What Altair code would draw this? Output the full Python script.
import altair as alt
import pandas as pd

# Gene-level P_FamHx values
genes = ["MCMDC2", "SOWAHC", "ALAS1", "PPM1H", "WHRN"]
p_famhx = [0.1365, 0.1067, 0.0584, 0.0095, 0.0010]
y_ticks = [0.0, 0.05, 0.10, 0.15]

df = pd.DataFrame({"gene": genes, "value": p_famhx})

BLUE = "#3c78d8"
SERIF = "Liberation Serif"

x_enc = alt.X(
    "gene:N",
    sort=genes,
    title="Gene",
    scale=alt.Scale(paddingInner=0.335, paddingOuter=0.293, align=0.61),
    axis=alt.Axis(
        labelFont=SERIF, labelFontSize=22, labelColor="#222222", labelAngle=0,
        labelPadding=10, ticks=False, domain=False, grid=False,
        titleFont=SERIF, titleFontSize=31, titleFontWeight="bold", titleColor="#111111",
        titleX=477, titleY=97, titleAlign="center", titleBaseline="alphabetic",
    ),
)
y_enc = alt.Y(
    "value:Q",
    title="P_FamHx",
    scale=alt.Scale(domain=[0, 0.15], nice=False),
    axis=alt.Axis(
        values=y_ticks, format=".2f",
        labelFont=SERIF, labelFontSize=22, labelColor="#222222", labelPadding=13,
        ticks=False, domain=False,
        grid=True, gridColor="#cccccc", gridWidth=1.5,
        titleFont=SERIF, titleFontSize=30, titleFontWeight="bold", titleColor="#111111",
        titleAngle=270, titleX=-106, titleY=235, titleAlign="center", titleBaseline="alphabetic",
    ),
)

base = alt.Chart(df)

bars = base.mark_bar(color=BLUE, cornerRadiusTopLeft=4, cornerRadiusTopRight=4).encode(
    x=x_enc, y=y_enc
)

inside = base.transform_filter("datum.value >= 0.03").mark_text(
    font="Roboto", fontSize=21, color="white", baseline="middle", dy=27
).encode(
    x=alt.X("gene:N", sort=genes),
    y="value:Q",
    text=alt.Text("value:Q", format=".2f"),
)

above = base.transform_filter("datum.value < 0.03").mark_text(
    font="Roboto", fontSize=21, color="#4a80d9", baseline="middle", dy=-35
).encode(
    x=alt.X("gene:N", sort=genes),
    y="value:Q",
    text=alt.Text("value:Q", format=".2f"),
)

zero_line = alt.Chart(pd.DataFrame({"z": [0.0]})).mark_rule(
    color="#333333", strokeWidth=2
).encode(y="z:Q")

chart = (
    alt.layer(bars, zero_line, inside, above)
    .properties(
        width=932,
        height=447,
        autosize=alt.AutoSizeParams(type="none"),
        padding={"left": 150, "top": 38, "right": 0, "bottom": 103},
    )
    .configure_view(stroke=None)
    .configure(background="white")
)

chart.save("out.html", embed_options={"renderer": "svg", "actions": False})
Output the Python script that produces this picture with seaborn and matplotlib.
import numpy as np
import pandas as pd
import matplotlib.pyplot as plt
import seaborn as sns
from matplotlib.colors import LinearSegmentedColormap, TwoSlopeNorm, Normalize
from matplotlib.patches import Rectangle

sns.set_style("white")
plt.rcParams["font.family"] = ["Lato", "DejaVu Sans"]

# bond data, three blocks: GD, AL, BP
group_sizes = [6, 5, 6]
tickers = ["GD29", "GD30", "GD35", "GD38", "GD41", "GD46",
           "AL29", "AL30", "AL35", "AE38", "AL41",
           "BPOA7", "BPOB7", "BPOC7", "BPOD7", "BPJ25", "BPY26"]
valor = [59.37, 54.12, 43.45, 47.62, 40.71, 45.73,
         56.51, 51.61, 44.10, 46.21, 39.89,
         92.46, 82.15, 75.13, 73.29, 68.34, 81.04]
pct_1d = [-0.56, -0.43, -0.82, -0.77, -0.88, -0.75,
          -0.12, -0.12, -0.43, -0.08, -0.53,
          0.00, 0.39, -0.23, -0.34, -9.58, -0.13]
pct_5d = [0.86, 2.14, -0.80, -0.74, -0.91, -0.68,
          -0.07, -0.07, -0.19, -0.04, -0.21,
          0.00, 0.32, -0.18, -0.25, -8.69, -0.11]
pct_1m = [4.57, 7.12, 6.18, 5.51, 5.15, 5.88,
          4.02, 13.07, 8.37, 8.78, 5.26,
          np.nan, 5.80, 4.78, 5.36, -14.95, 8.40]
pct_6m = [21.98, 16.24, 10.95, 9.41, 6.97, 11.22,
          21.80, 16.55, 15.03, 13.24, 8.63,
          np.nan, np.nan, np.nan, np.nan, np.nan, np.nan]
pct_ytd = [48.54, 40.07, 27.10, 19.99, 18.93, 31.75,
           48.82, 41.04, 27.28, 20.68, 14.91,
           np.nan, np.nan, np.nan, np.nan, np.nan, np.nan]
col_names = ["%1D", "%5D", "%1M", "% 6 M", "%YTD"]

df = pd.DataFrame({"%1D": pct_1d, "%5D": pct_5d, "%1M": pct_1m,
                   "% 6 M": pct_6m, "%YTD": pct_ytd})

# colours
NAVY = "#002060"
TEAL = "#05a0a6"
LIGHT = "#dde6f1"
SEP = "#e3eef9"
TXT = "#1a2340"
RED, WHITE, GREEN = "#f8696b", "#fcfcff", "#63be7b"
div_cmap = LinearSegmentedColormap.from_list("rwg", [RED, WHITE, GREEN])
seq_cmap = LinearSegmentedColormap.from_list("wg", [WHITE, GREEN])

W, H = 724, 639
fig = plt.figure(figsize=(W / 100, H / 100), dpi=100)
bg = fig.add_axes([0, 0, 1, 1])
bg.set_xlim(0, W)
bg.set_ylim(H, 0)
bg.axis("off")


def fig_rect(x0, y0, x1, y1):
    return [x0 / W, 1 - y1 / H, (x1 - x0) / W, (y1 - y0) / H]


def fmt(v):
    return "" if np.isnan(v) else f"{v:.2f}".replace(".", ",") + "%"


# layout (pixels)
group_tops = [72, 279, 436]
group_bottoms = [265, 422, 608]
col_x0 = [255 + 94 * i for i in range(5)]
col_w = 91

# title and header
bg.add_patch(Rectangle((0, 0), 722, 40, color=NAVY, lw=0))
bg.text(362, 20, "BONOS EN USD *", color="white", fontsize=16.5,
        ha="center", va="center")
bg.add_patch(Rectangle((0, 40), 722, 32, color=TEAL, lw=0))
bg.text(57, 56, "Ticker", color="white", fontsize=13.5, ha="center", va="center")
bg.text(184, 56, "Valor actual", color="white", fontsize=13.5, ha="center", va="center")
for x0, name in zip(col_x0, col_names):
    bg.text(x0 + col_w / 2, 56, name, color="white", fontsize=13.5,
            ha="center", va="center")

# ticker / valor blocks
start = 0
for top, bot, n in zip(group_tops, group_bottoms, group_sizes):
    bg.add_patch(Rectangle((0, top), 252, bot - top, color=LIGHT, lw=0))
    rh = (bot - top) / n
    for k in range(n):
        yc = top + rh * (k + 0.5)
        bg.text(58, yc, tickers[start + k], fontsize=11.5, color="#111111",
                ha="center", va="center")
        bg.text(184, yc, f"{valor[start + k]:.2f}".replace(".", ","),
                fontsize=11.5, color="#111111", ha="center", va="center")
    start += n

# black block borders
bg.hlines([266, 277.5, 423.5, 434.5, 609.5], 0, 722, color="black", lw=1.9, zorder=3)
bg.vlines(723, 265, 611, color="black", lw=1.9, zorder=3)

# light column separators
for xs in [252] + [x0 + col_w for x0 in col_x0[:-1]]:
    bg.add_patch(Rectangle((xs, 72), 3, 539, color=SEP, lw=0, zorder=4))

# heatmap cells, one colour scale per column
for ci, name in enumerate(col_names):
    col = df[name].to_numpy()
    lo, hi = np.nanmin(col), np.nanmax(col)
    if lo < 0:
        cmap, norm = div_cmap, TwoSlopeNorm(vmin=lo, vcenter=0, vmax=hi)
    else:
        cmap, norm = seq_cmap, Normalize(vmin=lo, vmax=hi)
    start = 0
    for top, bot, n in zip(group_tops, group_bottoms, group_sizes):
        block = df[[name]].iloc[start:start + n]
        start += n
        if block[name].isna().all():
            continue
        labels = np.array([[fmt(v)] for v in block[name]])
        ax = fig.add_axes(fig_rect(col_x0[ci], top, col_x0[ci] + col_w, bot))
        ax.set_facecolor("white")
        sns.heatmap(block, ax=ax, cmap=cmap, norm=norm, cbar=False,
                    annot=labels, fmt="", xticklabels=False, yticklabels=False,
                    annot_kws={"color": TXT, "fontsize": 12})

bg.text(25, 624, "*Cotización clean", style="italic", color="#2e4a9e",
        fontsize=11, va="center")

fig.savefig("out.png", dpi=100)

### WHAT NEEDS TO BE DONE
Search the lines above for the string "Output" and copy each line that has it.

### EXERCISE ANSWER
What Altair code would draw this? Output the full Python script.
Output the Python script that produces this picture with seaborn and matplotlib.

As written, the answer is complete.